>> Begin EXERCISE MATERIALS
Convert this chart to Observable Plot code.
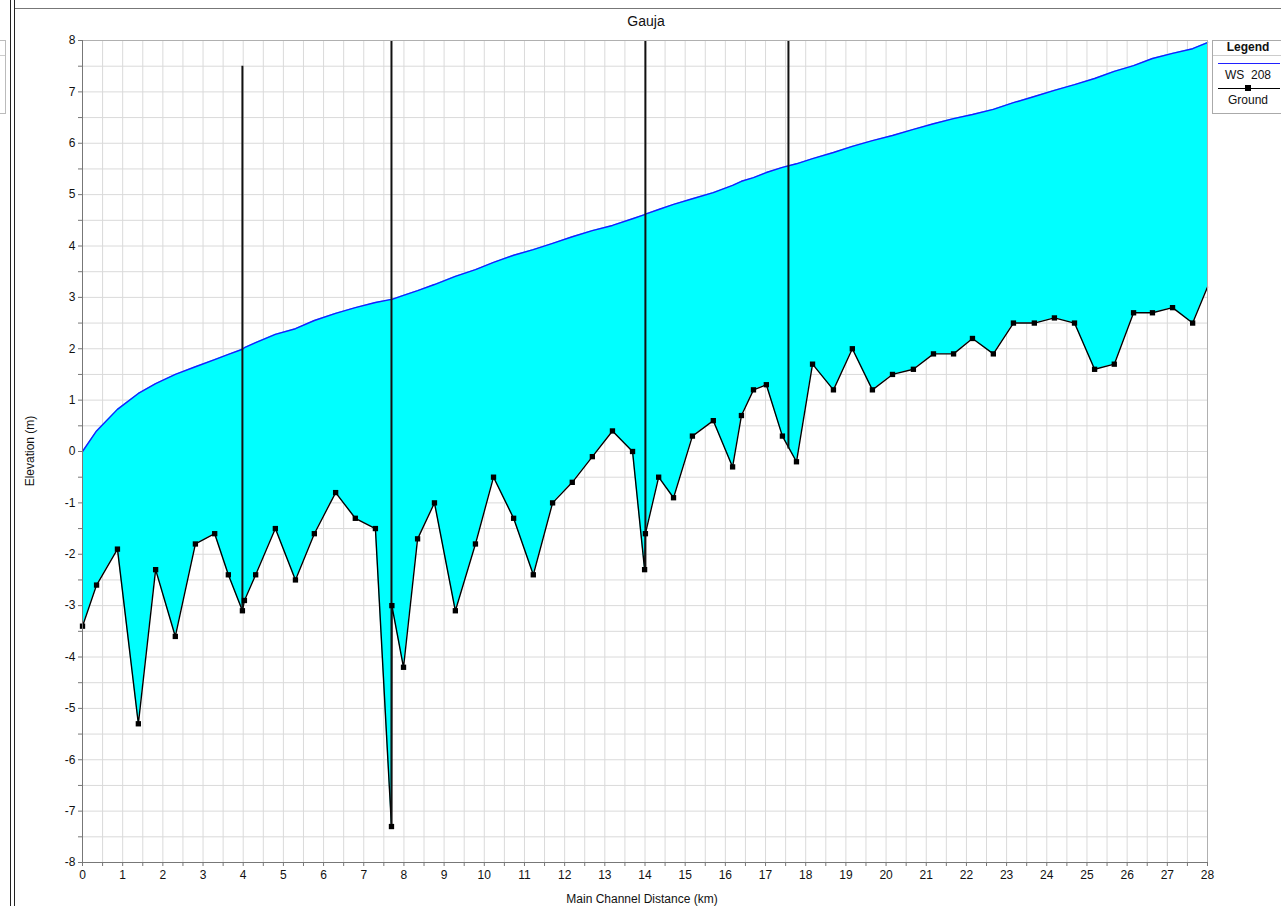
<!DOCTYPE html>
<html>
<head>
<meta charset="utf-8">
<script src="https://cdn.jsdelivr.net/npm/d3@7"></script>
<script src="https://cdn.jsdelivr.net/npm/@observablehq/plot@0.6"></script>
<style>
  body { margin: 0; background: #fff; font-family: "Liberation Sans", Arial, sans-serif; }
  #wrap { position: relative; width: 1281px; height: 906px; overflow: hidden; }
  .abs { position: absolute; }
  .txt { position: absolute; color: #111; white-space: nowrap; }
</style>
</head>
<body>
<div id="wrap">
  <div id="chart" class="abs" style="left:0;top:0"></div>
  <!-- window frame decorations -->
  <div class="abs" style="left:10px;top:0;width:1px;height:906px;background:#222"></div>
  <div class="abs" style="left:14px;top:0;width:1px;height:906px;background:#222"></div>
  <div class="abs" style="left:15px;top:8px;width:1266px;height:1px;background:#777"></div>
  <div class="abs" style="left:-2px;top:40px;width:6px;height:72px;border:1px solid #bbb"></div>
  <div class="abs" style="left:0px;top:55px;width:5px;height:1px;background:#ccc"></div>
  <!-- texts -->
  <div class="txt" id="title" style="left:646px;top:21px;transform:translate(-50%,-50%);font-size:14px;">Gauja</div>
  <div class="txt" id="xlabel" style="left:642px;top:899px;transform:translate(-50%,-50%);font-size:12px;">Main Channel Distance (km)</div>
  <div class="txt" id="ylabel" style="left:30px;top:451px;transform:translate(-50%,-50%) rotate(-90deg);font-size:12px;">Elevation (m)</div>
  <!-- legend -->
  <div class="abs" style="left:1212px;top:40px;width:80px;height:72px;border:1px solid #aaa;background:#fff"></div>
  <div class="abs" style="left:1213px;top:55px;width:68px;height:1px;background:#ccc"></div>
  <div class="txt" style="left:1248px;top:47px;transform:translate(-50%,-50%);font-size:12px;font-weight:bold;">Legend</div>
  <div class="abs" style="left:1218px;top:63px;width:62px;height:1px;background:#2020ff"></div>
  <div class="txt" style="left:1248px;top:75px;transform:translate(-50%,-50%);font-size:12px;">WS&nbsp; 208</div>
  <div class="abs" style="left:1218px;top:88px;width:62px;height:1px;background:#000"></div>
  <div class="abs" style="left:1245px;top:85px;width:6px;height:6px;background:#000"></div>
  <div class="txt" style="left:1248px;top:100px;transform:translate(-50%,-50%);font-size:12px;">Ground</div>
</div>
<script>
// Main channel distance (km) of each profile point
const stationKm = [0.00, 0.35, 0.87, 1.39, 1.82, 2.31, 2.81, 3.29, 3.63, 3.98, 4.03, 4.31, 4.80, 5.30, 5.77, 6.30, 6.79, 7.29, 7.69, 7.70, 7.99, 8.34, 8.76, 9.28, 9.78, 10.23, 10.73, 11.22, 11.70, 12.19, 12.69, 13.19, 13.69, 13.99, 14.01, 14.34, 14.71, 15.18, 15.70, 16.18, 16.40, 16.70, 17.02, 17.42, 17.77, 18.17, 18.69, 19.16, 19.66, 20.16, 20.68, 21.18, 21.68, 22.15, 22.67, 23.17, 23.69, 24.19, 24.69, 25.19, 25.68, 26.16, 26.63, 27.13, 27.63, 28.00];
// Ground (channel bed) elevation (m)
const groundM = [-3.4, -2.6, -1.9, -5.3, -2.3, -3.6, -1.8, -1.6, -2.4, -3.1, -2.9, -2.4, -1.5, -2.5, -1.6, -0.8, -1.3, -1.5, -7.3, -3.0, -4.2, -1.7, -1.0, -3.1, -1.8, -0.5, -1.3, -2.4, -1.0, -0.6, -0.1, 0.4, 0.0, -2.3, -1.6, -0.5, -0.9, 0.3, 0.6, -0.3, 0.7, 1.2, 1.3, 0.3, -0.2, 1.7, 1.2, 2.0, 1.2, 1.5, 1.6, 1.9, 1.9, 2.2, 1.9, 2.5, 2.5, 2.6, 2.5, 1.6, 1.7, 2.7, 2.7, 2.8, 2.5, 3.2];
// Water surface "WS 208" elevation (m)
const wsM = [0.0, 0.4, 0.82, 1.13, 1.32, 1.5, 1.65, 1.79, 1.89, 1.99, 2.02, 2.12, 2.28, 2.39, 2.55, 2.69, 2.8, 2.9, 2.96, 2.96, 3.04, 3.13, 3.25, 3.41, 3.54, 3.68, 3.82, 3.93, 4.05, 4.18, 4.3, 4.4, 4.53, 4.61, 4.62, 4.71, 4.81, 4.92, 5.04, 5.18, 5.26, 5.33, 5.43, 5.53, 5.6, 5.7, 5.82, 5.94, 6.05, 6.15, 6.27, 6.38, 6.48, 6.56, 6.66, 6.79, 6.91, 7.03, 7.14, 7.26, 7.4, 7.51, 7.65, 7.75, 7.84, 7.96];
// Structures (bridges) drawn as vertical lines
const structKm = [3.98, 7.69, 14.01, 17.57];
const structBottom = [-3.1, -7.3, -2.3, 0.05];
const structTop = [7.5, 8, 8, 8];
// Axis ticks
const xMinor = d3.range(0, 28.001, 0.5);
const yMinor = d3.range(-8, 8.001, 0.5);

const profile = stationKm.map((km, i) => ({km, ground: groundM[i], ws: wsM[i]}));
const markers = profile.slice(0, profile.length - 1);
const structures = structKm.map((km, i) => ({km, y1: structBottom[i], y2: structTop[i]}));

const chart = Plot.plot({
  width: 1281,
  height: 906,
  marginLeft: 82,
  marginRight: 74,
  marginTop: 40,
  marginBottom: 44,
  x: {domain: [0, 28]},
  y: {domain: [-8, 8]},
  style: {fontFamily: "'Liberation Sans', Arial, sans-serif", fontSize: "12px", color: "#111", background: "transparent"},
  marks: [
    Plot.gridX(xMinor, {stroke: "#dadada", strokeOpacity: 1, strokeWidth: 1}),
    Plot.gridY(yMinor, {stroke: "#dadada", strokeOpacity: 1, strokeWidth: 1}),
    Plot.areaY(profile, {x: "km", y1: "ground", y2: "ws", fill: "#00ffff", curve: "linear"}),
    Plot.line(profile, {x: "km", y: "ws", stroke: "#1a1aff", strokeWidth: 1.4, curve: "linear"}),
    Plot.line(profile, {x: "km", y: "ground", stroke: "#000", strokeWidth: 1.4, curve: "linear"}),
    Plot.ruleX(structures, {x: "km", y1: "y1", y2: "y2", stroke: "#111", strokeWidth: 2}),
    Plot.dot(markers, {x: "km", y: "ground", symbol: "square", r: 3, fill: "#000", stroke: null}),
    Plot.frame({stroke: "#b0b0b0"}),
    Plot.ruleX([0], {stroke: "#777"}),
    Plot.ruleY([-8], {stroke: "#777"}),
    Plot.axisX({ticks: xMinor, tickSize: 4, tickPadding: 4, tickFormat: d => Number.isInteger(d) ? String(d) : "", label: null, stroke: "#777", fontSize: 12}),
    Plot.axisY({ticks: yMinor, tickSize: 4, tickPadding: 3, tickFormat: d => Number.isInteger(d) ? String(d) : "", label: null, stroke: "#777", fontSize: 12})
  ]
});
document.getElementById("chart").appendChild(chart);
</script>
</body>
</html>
>> End EXERCISE MATERIALS
>> Begin EXERCISE MATERIALS
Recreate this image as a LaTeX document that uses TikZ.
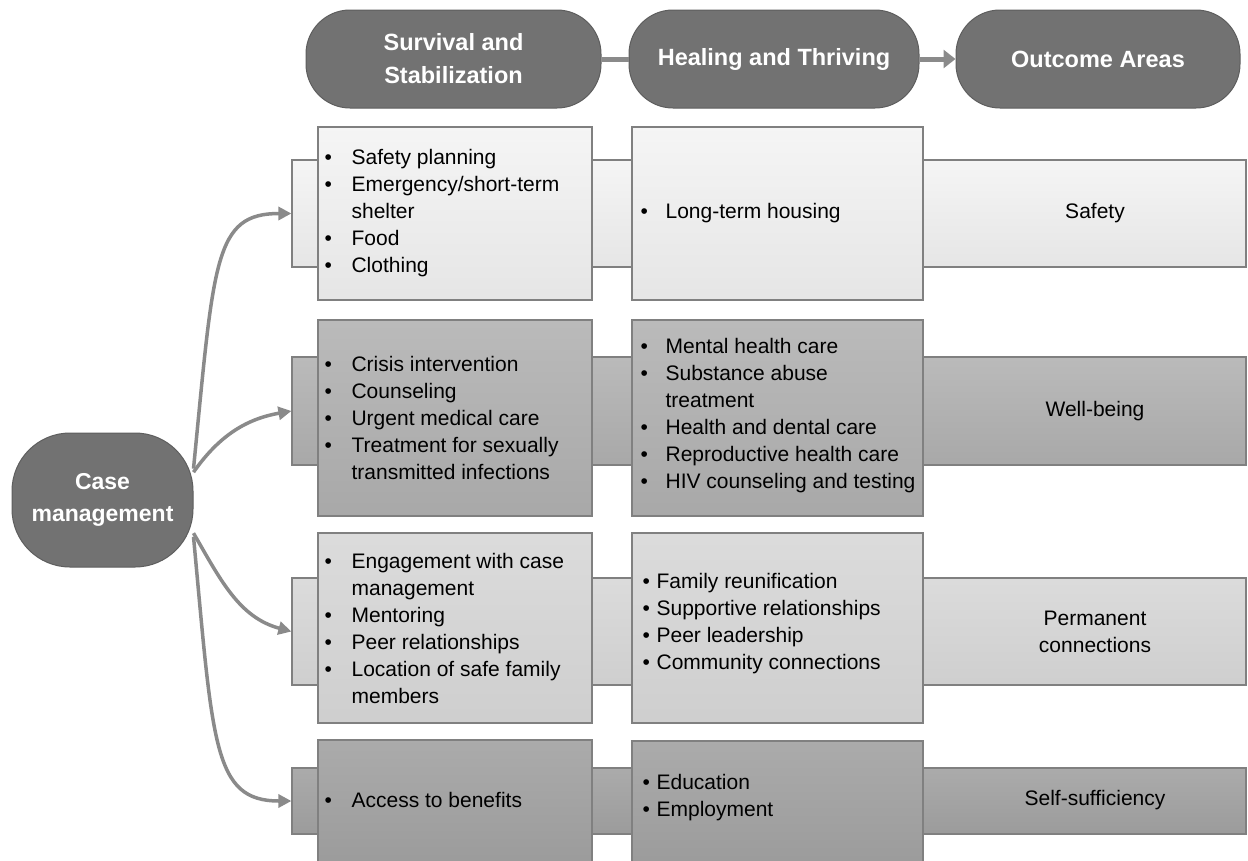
>> End EXERCISE MATERIALS
- EXERCISE: All lines above containing the string "chart" are to be collected.

- SOLUTION FOR THIS EXERCISE:
Convert this chart to Observable Plot code.
  <div id="chart" class="abs" style="left:0;top:0"></div>
const chart = Plot.plot({
document.getElementById("chart").appendChild(chart);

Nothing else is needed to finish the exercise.